From that moment . . . the point where she’d laid in my arms and talked, all night, annoying her roommates with her giggling and talking, I was hooked.  She always wondered, and I’m not sure I ever told her, but that night, the night we slept together but didn’t “sleep together” was one of the most amazing nights I’ve ever had.  She was angry and frustrated that she had to deal with this crazy piece of lingerie.  She was frustrated that we’d both had enough to drink we were beyond sleepy and feeling so many emotions it drove us nuts.

It was that moment that I realized I wanted to wake up with her next to me like that every night.  You can say all you want, question my motives, tell me I’m wrong, but it wasn’t the day I bought the ring or asked her to marry me.  It was that night, in a motel room with six other people, holding her in my arms, that I decided I needed her to stay with me forever.
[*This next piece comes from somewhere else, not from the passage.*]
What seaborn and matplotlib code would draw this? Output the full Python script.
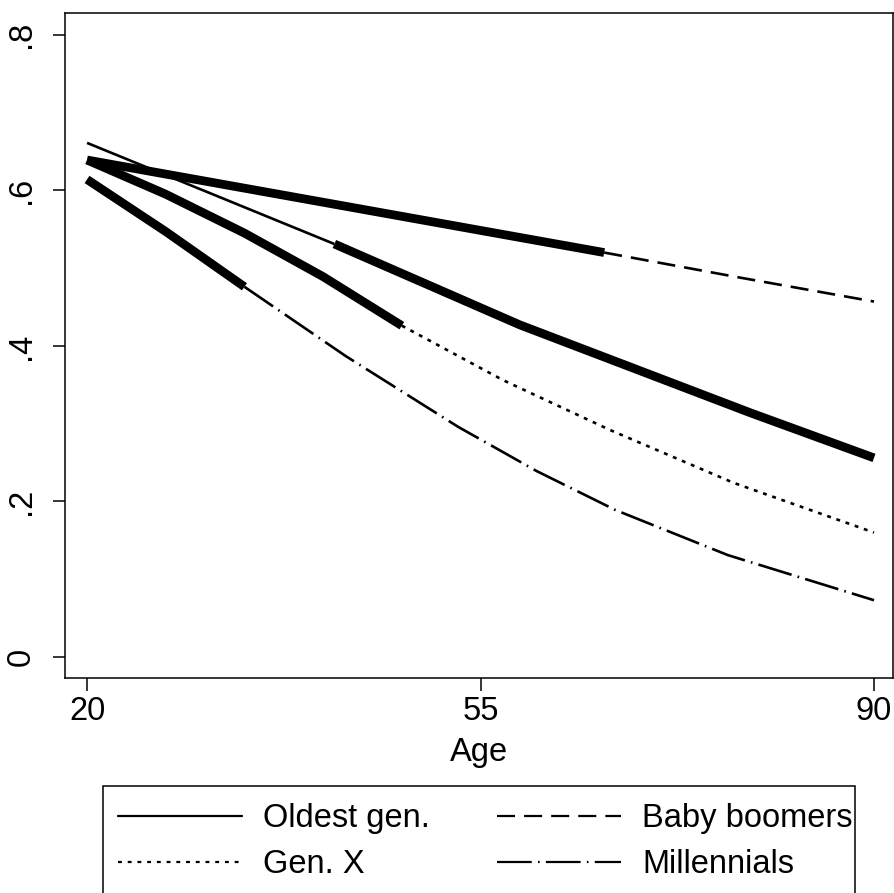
import matplotlib
matplotlib.use("Agg")
import matplotlib.pyplot as plt
from matplotlib.lines import Line2D
from matplotlib.patches import Rectangle
import numpy as np
import pandas as pd
import seaborn as sns

# ---------------- data ----------------
ages_oldest = [20, 42, 58.5, 79, 90]
vals_oldest = [0.661, 0.531, 0.427, 0.314, 0.256]
obs_oldest = (42, 90)            # thick (observed) span

ages_boomers = [20, 66, 78, 90]
vals_boomers = [0.639, 0.520, 0.488, 0.457]
obs_boomers = (20, 66)

ages_genx = [20, 27, 34, 41, 48, 57, 66.5, 77.5, 90]
vals_genx = [0.639, 0.595, 0.545, 0.489, 0.426, 0.356, 0.292, 0.224, 0.160]
obs_genx = (20, 48)

ages_mill = [20, 27, 34, 43, 53, 60, 67, 77, 90]
vals_mill = [0.614, 0.547, 0.476, 0.387, 0.296, 0.239, 0.189, 0.131, 0.073]
obs_mill = (20, 34)

series_names = ["Oldest gen.", "Baby boomers", "Gen. X", "Millennials"]
x_ticks = [20, 55, 90]
y_ticks = [0, 0.2, 0.4, 0.6, 0.8]
y_tick_labels = ["0", ".2", ".4", ".6", ".8"]
x_label = "Age"

# ---------------- style ----------------
sns.set_style("ticks")
plt.rcParams["font.family"] = ["Liberation Sans", "DejaVu Sans"]
plt.rcParams["lines.scale_dashes"] = False
plt.rcParams["text.color"] = "black"
plt.rcParams["axes.labelcolor"] = "black"

styles = {
    "Oldest gen.": "-",
    "Baby boomers": (0, (13, 6.5)),
    "Gen. X": (0, (2.8, 4.2)),
    "Millennials": (0, (25, 4.5, 1.2, 4.5)),
}
series = [
    ("Oldest gen.", ages_oldest, vals_oldest, obs_oldest),
    ("Baby boomers", ages_boomers, vals_boomers, obs_boomers),
    ("Gen. X", ages_genx, vals_genx, obs_genx),
    ("Millennials", ages_mill, vals_mill, obs_mill),
]

fig = plt.figure(figsize=(8.94, 8.93), dpi=100)
ax = fig.add_axes([65 / 894, 1 - 678 / 893, 828 / 894, 665 / 893])

THICK = 6.3
THIN = 1.9

for name, ages, vals, (lo, hi) in series:
    df = pd.DataFrame({"age": ages, "val": vals})
    obs = df[(df.age >= lo) & (df.age <= hi)]
    if lo > df.age.min():
        proj = df[df.age <= lo]
    else:
        proj = df[df.age >= hi]
    ls = styles[name]
    sns.lineplot(data=proj, x="age", y="val", ax=ax, color="black", lw=THIN,
                 linestyle=ls, dash_capstyle="butt", solid_capstyle="butt",
                 sort=True, estimator=None, zorder=2)
    sns.lineplot(data=obs, x="age", y="val", ax=ax, color="black", lw=THICK,
                 solid_capstyle="butt", solid_joinstyle="round",
                 sort=True, estimator=None, zorder=3)

ax.set_xlim(18.04, 91.69)
ax.set_ylim(-0.027, 0.828)
ax.set_xticks(x_ticks)
ax.set_xticklabels([str(t) for t in x_ticks])
ax.set_yticks(y_ticks)
ax.set_yticklabels(y_tick_labels, rotation=90, va="center")
ax.set_xlabel(x_label, fontsize=23.5, labelpad=7, color="black")
ax.set_ylabel("")
for sp in ax.spines.values():
    sp.set_visible(True)
    sp.set_linewidth(1.1)
    sp.set_color("black")
ax.tick_params(axis="both", direction="out", length=9, width=1.1,
               labelsize=23.5, colors="black", labelcolor="black")
ax.tick_params(axis="x", pad=4)
ax.tick_params(axis="y", pad=11)

handles = [Line2D([], [], color="black", lw=1.6, linestyle=styles[n],
                  dash_capstyle="butt") for n in series_names]
order = [0, 2, 1, 3]
leg = fig.legend([handles[i] for i in order], [series_names[i] for i in order],
                 loc="upper left", bbox_to_anchor=(118 / 894, 1 - 803 / 893),
                 bbox_transform=fig.transFigure, ncol=2, frameon=False,
                 fontsize=23.5, handlelength=3.8, handletextpad=0.65,
                 columnspacing=2.05, borderpad=0, labelspacing=0.47,
                 borderaxespad=0, labelcolor="black")

# legend box (runs off the bottom of the figure, as in the reference)
fig.add_artist(Rectangle((103 / 894, -0.1), (855 - 103) / 894, (1 - 786 / 893) + 0.1,
                         transform=fig.transFigure, fill=False,
                         edgecolor="black", lw=1.1))

fig.savefig("out.png", dpi=100)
I miss that.  I’m remembering nights as far back as college and the feel, the comfort, the muscle memory of her laying there next to me is still there.  It’s the cause of my stress, the pull on my heart and the ache in my soul that I feel every night as I finally just feel my eyes droop and the jump in my blood pressure when I wake and think it was just a crazy dream only to see it’s the reality, I had lived the dream for 20 years up to this point.

I miss her, the social animal and public consciousness that pulled me out of my shell.  I know I’ve said this, but she made me a better man.  I’m slogging through life right now, not just because I miss her, but because, damn her, I miss the companionship.  She pulled me out of my isolated bliss and has ruined me for the rest of my life.  Now I see a beautiful woman on the street and still feel guilty for looking and can’t figure out why I have the guilt.

It’s that tug, the pull on my body that she still has.  The muscle memory won’t give way, like so many clasps on white lacy lingerie.